Was it illegal for the 86th District Court to keep third party bond money?
Yes, it was illegal for the 86th District Court to keep third party bond money. First, Michigan Court Rule 6.106(I)(3) says that money must be applied to fines, costs and statutory assessments if the bond is executed by the defendant. Second, US federal law 28 USC 2044 says that payment of a fine with bond money shall not apply to any third party surety.
And finally, and most clearly, People v. Brow, 253 Mich 140 (1931) said that the surety’s obligation to guarantee the defendant’s presence in court ends at sentencing unless the third party consents otherwise.
In other words, the 86th District Court has been violating case law that has been known since 1931.
Here’s what bothers me.
The 86th District Court said – okay, you got us, we’ll stop — very fast. The letter from the ACLU is dated February 18. The response from the District Court came out on February 19. So no need to talk to Kit? Rethink the policy? Ask around other courts? The short turnaround from the court tells us that Judges Stepka and Cooney knew that they were doing wrong.
Second, there are many, many other instructive sources that told the court what they were doing was wrong long before a letter from the ACLU showed up. Here’s a source from SCAO about how the courts process a misdemeanor case. The outline says that third-party bail gets returned to the poster. Here’s a source from Isabella County stating that third-party bonds get returned to the poster. Here’s a memorandum from the Michigan Supreme Court.

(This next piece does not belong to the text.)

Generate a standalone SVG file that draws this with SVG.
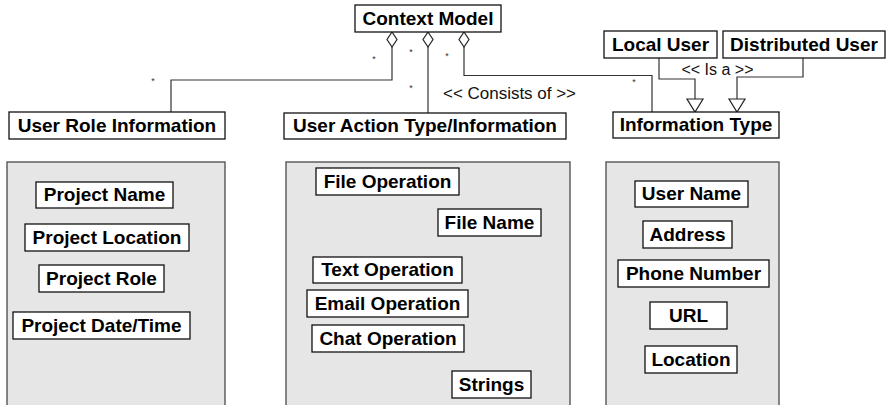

In addition, the response from Judge Stepka says that they’re going to follow practices from other courts in the state. How did you work out in just one day what the court practices are in other courts throughout the state?
I want to hear from the judges how they could have possibly not known that what they were doing was wrong. If we’re presumed to know the laws, aren’t you presumed to know the laws, especially about how to run your own court? Do you plan to refund fines and costs that were paid by third parties? What if the third parties specifically request that the money be returned? Are you aware of any other courts who made the same “mistake?” If not, why were you the only court that we know of that made that “mistake” that just happened to enrich yourselves (the court) at the expense of individuals not charged with crimes?